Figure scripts
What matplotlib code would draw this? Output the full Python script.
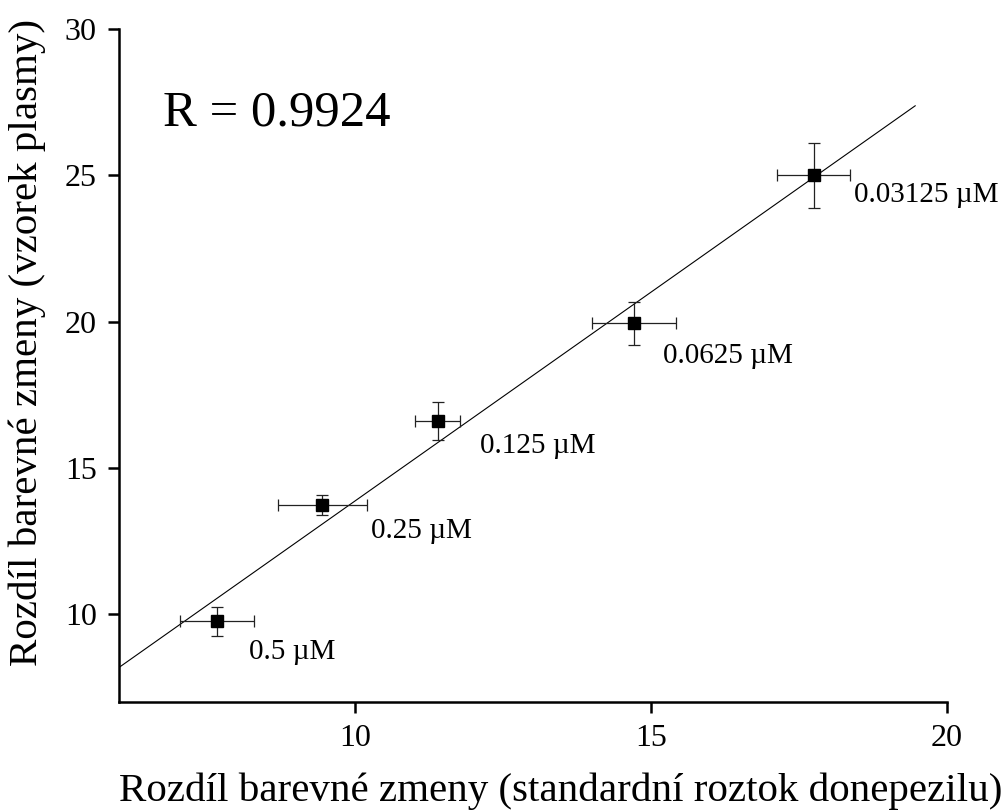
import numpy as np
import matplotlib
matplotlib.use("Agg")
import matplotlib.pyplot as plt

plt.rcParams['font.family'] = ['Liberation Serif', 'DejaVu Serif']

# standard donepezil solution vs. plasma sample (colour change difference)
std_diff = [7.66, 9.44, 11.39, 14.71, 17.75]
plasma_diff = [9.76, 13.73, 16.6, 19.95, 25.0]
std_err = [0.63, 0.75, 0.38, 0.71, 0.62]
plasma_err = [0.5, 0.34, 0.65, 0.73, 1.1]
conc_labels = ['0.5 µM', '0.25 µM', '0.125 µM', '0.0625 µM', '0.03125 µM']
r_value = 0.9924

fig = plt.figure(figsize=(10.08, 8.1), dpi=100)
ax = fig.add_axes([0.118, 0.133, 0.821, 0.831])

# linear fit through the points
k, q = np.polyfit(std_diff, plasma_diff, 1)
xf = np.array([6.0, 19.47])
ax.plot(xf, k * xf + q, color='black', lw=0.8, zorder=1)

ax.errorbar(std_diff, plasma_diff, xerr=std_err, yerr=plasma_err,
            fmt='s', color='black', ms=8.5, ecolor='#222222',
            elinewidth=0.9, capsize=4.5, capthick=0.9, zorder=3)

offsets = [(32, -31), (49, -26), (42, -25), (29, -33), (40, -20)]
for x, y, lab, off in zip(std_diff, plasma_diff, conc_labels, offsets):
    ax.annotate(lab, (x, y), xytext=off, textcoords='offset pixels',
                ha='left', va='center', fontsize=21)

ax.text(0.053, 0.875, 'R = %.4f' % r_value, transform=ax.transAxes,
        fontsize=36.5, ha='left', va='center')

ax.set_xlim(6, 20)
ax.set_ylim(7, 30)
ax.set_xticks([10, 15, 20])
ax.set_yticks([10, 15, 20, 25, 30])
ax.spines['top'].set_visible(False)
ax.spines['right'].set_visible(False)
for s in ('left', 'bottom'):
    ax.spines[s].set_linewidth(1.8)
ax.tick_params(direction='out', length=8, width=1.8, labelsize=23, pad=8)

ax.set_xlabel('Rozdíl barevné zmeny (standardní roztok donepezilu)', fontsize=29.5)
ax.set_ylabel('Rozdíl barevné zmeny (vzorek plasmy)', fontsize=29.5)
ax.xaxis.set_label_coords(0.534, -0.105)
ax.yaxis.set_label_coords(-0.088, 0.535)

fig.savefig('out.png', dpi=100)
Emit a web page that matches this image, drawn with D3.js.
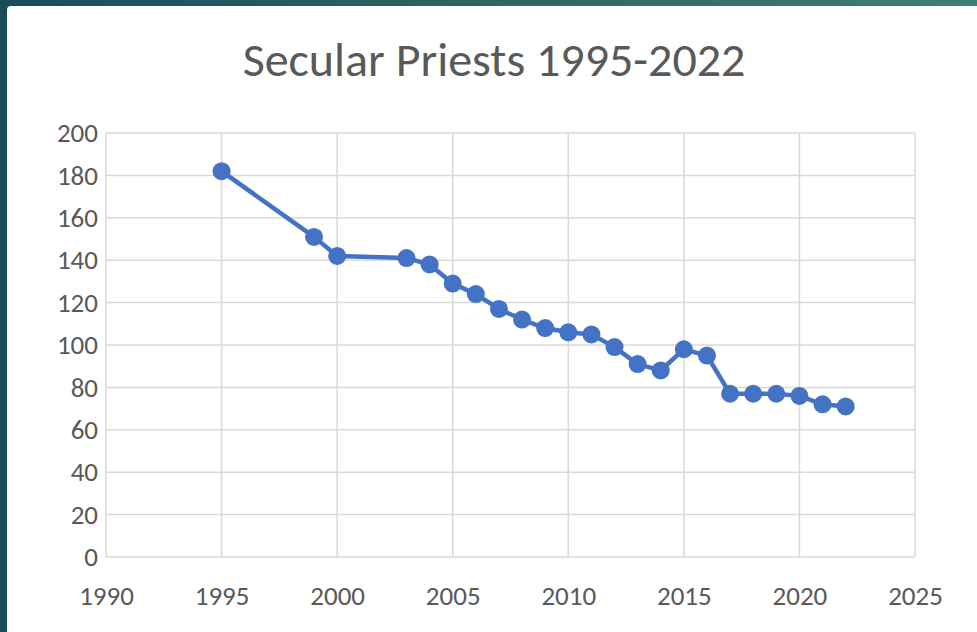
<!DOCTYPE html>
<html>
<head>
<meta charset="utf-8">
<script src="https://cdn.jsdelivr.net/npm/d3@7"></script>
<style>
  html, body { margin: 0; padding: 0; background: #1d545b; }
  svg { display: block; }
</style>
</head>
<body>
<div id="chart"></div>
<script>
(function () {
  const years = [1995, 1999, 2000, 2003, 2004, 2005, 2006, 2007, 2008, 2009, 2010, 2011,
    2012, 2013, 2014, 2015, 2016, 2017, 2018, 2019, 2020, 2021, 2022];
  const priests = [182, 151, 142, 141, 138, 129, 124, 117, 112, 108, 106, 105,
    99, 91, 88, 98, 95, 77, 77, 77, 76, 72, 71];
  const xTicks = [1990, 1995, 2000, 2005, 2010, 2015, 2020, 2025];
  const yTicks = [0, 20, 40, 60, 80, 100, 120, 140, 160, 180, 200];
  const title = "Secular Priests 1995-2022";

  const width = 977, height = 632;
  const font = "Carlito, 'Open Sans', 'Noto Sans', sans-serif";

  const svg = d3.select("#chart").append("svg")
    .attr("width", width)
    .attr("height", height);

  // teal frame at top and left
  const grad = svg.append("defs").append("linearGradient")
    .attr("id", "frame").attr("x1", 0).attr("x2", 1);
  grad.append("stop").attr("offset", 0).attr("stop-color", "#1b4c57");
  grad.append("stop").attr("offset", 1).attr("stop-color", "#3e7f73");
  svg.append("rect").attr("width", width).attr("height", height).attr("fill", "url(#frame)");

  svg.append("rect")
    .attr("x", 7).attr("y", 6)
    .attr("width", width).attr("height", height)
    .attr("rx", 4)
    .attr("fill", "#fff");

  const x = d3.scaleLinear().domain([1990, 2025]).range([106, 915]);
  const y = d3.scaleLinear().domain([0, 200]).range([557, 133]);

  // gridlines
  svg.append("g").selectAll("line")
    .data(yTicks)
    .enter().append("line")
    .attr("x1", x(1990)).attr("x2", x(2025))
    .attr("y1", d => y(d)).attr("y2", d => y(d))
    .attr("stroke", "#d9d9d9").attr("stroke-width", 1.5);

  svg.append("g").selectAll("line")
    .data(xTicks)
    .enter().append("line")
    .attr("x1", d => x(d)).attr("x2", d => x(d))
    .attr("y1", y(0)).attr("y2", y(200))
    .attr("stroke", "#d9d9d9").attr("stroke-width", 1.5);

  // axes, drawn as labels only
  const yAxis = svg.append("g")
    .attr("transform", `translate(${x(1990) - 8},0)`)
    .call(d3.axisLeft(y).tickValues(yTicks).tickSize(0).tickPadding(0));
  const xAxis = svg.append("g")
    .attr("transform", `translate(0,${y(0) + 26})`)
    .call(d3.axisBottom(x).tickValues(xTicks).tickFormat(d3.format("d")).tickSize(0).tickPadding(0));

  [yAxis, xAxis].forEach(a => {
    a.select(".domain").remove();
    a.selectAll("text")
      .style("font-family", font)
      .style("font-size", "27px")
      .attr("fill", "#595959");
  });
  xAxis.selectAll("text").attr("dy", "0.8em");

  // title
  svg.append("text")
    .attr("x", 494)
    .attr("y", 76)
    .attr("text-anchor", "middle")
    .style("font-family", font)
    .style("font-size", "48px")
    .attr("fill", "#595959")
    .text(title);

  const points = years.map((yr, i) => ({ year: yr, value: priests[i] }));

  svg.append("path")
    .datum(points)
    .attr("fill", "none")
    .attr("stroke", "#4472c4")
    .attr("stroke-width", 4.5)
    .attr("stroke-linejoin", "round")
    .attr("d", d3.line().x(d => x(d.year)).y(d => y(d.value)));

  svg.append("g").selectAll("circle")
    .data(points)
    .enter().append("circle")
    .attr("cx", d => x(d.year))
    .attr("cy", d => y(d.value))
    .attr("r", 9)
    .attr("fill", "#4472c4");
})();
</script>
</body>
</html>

Given request>
Nothing in the entries above should change when they are printed again, except that the pictures are dropped.

The result>
What matplotlib code would draw this? Output the full Python script.
import numpy as np
import matplotlib
matplotlib.use("Agg")
import matplotlib.pyplot as plt

plt.rcParams['font.family'] = ['Liberation Serif', 'DejaVu Serif']

# standard donepezil solution vs. plasma sample (colour change difference)
std_diff = [7.66, 9.44, 11.39, 14.71, 17.75]
plasma_diff = [9.76, 13.73, 16.6, 19.95, 25.0]
std_err = [0.63, 0.75, 0.38, 0.71, 0.62]
plasma_err = [0.5, 0.34, 0.65, 0.73, 1.1]
conc_labels = ['0.5 µM', '0.25 µM', '0.125 µM', '0.0625 µM', '0.03125 µM']
r_value = 0.9924

fig = plt.figure(figsize=(10.08, 8.1), dpi=100)
ax = fig.add_axes([0.118, 0.133, 0.821, 0.831])

# linear fit through the points
k, q = np.polyfit(std_diff, plasma_diff, 1)
xf = np.array([6.0, 19.47])
ax.plot(xf, k * xf + q, color='black', lw=0.8, zorder=1)

ax.errorbar(std_diff, plasma_diff, xerr=std_err, yerr=plasma_err,
            fmt='s', color='black', ms=8.5, ecolor='#222222',
            elinewidth=0.9, capsize=4.5, capthick=0.9, zorder=3)

offsets = [(32, -31), (49, -26), (42, -25), (29, -33), (40, -20)]
for x, y, lab, off in zip(std_diff, plasma_diff, conc_labels, offsets):
    ax.annotate(lab, (x, y), xytext=off, textcoords='offset pixels',
                ha='left', va='center', fontsize=21)

ax.text(0.053, 0.875, 'R = %.4f' % r_value, transform=ax.transAxes,
        fontsize=36.5, ha='left', va='center')

ax.set_xlim(6, 20)
ax.set_ylim(7, 30)
ax.set_xticks([10, 15, 20])
ax.set_yticks([10, 15, 20, 25, 30])
ax.spines['top'].set_visible(False)
ax.spines['right'].set_visible(False)
for s in ('left', 'bottom'):
    ax.spines[s].set_linewidth(1.8)
ax.tick_params(direction='out', length=8, width=1.8, labelsize=23, pad=8)

ax.set_xlabel('Rozdíl barevné zmeny (standardní roztok donepezilu)', fontsize=29.5)
ax.set_ylabel('Rozdíl barevné zmeny (vzorek plasmy)', fontsize=29.5)
ax.xaxis.set_label_coords(0.534, -0.105)
ax.yaxis.set_label_coords(-0.088, 0.535)

fig.savefig('out.png', dpi=100)
Emit a web page that matches this image, drawn with D3.js.
<!DOCTYPE html>
<html>
<head>
<meta charset="utf-8">
<script src="https://cdn.jsdelivr.net/npm/d3@7"></script>
<style>
  html, body { margin: 0; padding: 0; background: #1d545b; }
  svg { display: block; }
</style>
</head>
<body>
<div id="chart"></div>
<script>
(function () {
  const years = [1995, 1999, 2000, 2003, 2004, 2005, 2006, 2007, 2008, 2009, 2010, 2011,
    2012, 2013, 2014, 2015, 2016, 2017, 2018, 2019, 2020, 2021, 2022];
  const priests = [182, 151, 142, 141, 138, 129, 124, 117, 112, 108, 106, 105,
    99, 91, 88, 98, 95, 77, 77, 77, 76, 72, 71];
  const xTicks = [1990, 1995, 2000, 2005, 2010, 2015, 2020, 2025];
  const yTicks = [0, 20, 40, 60, 80, 100, 120, 140, 160, 180, 200];
  const title = "Secular Priests 1995-2022";

  const width = 977, height = 632;
  const font = "Carlito, 'Open Sans', 'Noto Sans', sans-serif";

  const svg = d3.select("#chart").append("svg")
    .attr("width", width)
    .attr("height", height);

  // teal frame at top and left
  const grad = svg.append("defs").append("linearGradient")
    .attr("id", "frame").attr("x1", 0).attr("x2", 1);
  grad.append("stop").attr("offset", 0).attr("stop-color", "#1b4c57");
  grad.append("stop").attr("offset", 1).attr("stop-color", "#3e7f73");
  svg.append("rect").attr("width", width).attr("height", height).attr("fill", "url(#frame)");

  svg.append("rect")
    .attr("x", 7).attr("y", 6)
    .attr("width", width).attr("height", height)
    .attr("rx", 4)
    .attr("fill", "#fff");

  const x = d3.scaleLinear().domain([1990, 2025]).range([106, 915]);
  const y = d3.scaleLinear().domain([0, 200]).range([557, 133]);

  // gridlines
  svg.append("g").selectAll("line")
    .data(yTicks)
    .enter().append("line")
    .attr("x1", x(1990)).attr("x2", x(2025))
    .attr("y1", d => y(d)).attr("y2", d => y(d))
    .attr("stroke", "#d9d9d9").attr("stroke-width", 1.5);

  svg.append("g").selectAll("line")
    .data(xTicks)
    .enter().append("line")
    .attr("x1", d => x(d)).attr("x2", d => x(d))
    .attr("y1", y(0)).attr("y2", y(200))
    .attr("stroke", "#d9d9d9").attr("stroke-width", 1.5);

  // axes, drawn as labels only
  const yAxis = svg.append("g")
    .attr("transform", `translate(${x(1990) - 8},0)`)
    .call(d3.axisLeft(y).tickValues(yTicks).tickSize(0).tickPadding(0));
  const xAxis = svg.append("g")
    .attr("transform", `translate(0,${y(0) + 26})`)
    .call(d3.axisBottom(x).tickValues(xTicks).tickFormat(d3.format("d")).tickSize(0).tickPadding(0));

  [yAxis, xAxis].forEach(a => {
    a.select(".domain").remove();
    a.selectAll("text")
      .style("font-family", font)
      .style("font-size", "27px")
      .attr("fill", "#595959");
  });
  xAxis.selectAll("text").attr("dy", "0.8em");

  // title
  svg.append("text")
    .attr("x", 494)
    .attr("y", 76)
    .attr("text-anchor", "middle")
    .style("font-family", font)
    .style("font-size", "48px")
    .attr("fill", "#595959")
    .text(title);

  const points = years.map((yr, i) => ({ year: yr, value: priests[i] }));

  svg.append("path")
    .datum(points)
    .attr("fill", "none")
    .attr("stroke", "#4472c4")
    .attr("stroke-width", 4.5)
    .attr("stroke-linejoin", "round")
    .attr("d", d3.line().x(d => x(d.year)).y(d => y(d.value)));

  svg.append("g").selectAll("circle")
    .data(points)
    .enter().append("circle")
    .attr("cx", d => x(d.year))
    .attr("cy", d => y(d.value))
    .attr("r", 9)
    .attr("fill", "#4472c4");
})();
</script>
</body>
</html>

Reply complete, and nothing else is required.